Luego tomó la palabra Boadella. Denunció el pasteleo de la transición como pecado original de su generación: no haber acabado con el franquismo. Utilizando el sarcasmo para ridiculizar al régimen (y a la mayoría de sus opositores), Boadella se refirió a la necesidad de desempolvar al Franco más terminal y revisar su papel de omnipresente enemigo común. En otras palabras: una intuitiva tercera vía entre la escatológica apología de sus hagiógrafos y el fanatismo panfletario de algunos de sus adversarios. Mientras Boadella hablaba, pasando del comentario profundo al pataleo provocador y coqueteando con una frivolización que algunos interpretarán como bravata gamberra o irresponsabilidad oportunista, Fontserè se iba disfranzando de dictador (uniforme, bigote, gafas de sol). En pocos segundos, convirtió su habitual timidez en una impresionante caricatura del Caudillo. Boadella le entrevistó, y si cerrabas los ojos, podías regresar a la monótona cantinela franquista, cebada con una retórica exaltadora de unas virtudes que Franco nunca confirmó. La gente se reía, aunque a mí todavía me cuesta liberarme de según qué fantasmas. Por supuesto que ejercicios como el que propone Boadella son de lo más saludables, pero la voz de este Franco, interrumpido por las risas de un público curioso, me devolvía sensaciones de una época que, filtrada por un revisionismo porno-historiográfico, pretende vendernos que Franco no era tan malo como dicen y que, comparado con Hitler o Stalin, era un santo.

Entrar en esta dialéctica de a ver quién tiene el genocidio más grande es un ejercicio perverso. La historia se reduce entonces a un asunto cuantitativo, donde las estadísticas de víctimas, torturados y represaliados olvidan el dolor, la sangre, el fanatismo, las moscas, el miedo y la muerte. Es bueno que todo sea caldo de cachondeo corrosivo, pero qué quieren que les diga: a mí me sigue produciendo cierta desazón, como si temiera que, de repente, fueran a entrar los hermanos Creix para pegarnos una paliza o freírnos los huevos con un cable de alta tensión. No todo transcurrió sin incidentes. De repente, en el fondo de la sala, un chico joven increpó a Boadella. Le llamó comunista rico, le retó a burlarse de ETA y le dijo que, de no ser por Franco, no tendríamos pensiones. La gente pensó que se trataba de un actor y, pese a que Boadella insistió en que era un espontáneo, casi nadie le creyó.
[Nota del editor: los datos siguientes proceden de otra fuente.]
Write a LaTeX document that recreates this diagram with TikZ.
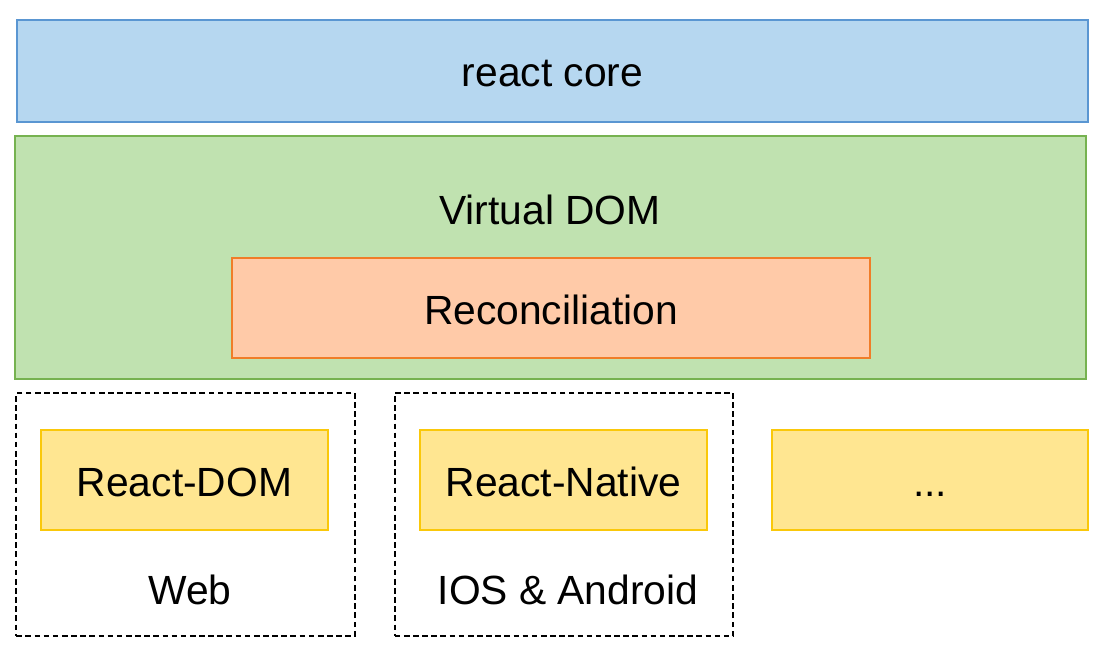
\documentclass[tikz,border=0pt]{standalone}
\usepackage{fontspec}
\setmainfont{Liberation Sans}
\usepackage{xcolor}
\definecolor{corefill}{RGB}{182,215,240}
\definecolor{coreline}{RGB}{90,150,210}
\definecolor{vdomfill}{RGB}{192,226,176}
\definecolor{vdomline}{RGB}{118,178,80}
\definecolor{recfill}{RGB}{255,202,168}
\definecolor{recline}{RGB}{240,125,40}
\definecolor{rendfill}{RGB}{255,230,145}
\definecolor{rendline}{RGB}{250,200,10}
\usetikzlibrary{positioning}

\begin{document}
\begin{tikzpicture}[
  x=0.025cm, y=-0.025cm,
  layer/.style={rectangle, inner sep=0pt, line width=1.4pt,
                text height=23.2pt, text depth=0pt,
                font=\fontsize{29}{32}\selectfont, align=center},
  platbox/.style={rectangle, inner sep=0pt, draw=black, line width=1.1pt,
                  dash pattern=on 4pt off 2.5pt,
                  minimum width=8.46cm, minimum height=6.075cm},
  rendbox/.style={layer, draw=rendline, fill=rendfill,
                  minimum width=7.175cm, minimum height=2.5cm},
  lbl/.style={font=\fontsize{29}{32}\selectfont}
]
\useasboundingbox (0,0) rectangle (1103,662);

% react core
\node[layer, draw=coreline, fill=corefill, text height=21.5pt,
      minimum width=26.775cm, minimum height=2.55cm] (core) at (552.5,71) {react core};

% virtual dom + reconciliation
\node[layer, draw=vdomline, fill=vdomfill,
      minimum width=26.775cm, minimum height=6.075cm] (vdom) at (550.5,257.5) {};
\node[lbl] (vdomlbl) at (550,210) {Virtual DOM};
\node[layer, draw=recline, fill=recfill,
      minimum width=15.95cm, minimum height=2.5cm] (recon) at (551,308) {Reconciliation};

% renderers
\node[platbox] (web) at (185.5,514.5) {};
\node[platbox] (native) at (564,514.5) {};
\node[rendbox] (rdom) at (184.5,480) {React-DOM};
\node[rendbox] (rnative) at (563.5,480) {React-Native};
\node[rendbox, minimum width=7.9cm] (rmore) at (930,480) {...};
\node[lbl] (weblbl) at (190,590) {Web};
\node[lbl] (natlbl) at (568,590) {IOS \& Android};
\end{tikzpicture}
\end{document}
Ésta es una de las diferencias entre entonces y ahora: que los actos de prepotencia intolerante parecen una broma (lo cual no significa que lo sean). "Ríete de tu padre y de tu madre", gritaba el chico. Y Boadella ni siquiera se inmutaba, mientras, a su lado, el falso Franco sonreía en lugar de condenar al joven airado a garrote vil. Sólo fue un minuto, pero asomó la desagradable sombra de ese país desdentado y tuerto como Millán Astray, miope como Yagüe, donde las fosas comunes se tapan con el resplandor de las Laureadas de San Fernando y la desmemoria se decora con banderas, fanatismos y mentiras. El mismo país que, en otra de sus múltiples personalidades, es capaz de crear situaciones tan estimulantes como que el libro sobre Franco escrito por un librepensador perseguido por el franquismo sea presentado por un ex rockero inteligente en una sala decorada con fotografías de El Che Guevara. En libertad, o algo que se le parece bastante.